DATASET SECTION ->
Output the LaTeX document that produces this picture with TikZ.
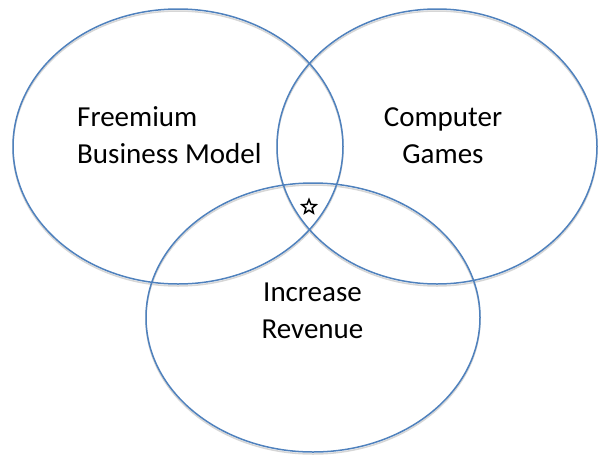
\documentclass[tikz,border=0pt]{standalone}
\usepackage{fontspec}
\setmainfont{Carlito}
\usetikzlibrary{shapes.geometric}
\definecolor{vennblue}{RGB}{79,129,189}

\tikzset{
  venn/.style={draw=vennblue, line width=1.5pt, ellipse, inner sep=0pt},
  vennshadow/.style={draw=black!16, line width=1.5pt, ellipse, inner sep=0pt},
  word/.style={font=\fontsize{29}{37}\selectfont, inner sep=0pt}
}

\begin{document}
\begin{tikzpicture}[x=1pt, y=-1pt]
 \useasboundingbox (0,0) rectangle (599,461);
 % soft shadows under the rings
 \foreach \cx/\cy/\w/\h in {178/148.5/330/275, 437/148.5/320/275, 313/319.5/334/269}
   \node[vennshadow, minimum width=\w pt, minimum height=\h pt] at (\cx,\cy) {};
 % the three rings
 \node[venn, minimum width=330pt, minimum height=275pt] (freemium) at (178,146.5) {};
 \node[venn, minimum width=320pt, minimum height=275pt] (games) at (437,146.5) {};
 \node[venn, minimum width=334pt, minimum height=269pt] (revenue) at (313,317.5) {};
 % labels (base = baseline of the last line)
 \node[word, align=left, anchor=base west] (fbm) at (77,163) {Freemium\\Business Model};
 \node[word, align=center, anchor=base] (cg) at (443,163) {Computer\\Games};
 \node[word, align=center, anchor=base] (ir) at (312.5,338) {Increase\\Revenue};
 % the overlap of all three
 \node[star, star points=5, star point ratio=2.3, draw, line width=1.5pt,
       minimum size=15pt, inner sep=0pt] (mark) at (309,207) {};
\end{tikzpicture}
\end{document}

OBJECTIVE ->
Give every line back word for word and leave the pictures out.

WRITTEN ANSWER ->
Output the LaTeX document that produces this picture with TikZ.
\documentclass[tikz,border=0pt]{standalone}
\usepackage{fontspec}
\setmainfont{Carlito}
\usetikzlibrary{shapes.geometric}
\definecolor{vennblue}{RGB}{79,129,189}

\tikzset{
  venn/.style={draw=vennblue, line width=1.5pt, ellipse, inner sep=0pt},
  vennshadow/.style={draw=black!16, line width=1.5pt, ellipse, inner sep=0pt},
  word/.style={font=\fontsize{29}{37}\selectfont, inner sep=0pt}
}

\begin{document}
\begin{tikzpicture}[x=1pt, y=-1pt]
 \useasboundingbox (0,0) rectangle (599,461);
 % soft shadows under the rings
 \foreach \cx/\cy/\w/\h in {178/148.5/330/275, 437/148.5/320/275, 313/319.5/334/269}
   \node[vennshadow, minimum width=\w pt, minimum height=\h pt] at (\cx,\cy) {};
 % the three rings
 \node[venn, minimum width=330pt, minimum height=275pt] (freemium) at (178,146.5) {};
 \node[venn, minimum width=320pt, minimum height=275pt] (games) at (437,146.5) {};
 \node[venn, minimum width=334pt, minimum height=269pt] (revenue) at (313,317.5) {};
 % labels (base = baseline of the last line)
 \node[word, align=left, anchor=base west] (fbm) at (77,163) {Freemium\\Business Model};
 \node[word, align=center, anchor=base] (cg) at (443,163) {Computer\\Games};
 \node[word, align=center, anchor=base] (ir) at (312.5,338) {Increase\\Revenue};
 % the overlap of all three
 \node[star, star points=5, star point ratio=2.3, draw, line width=1.5pt,
       minimum size=15pt, inner sep=0pt] (mark) at (309,207) {};
\end{tikzpicture}
\end{document}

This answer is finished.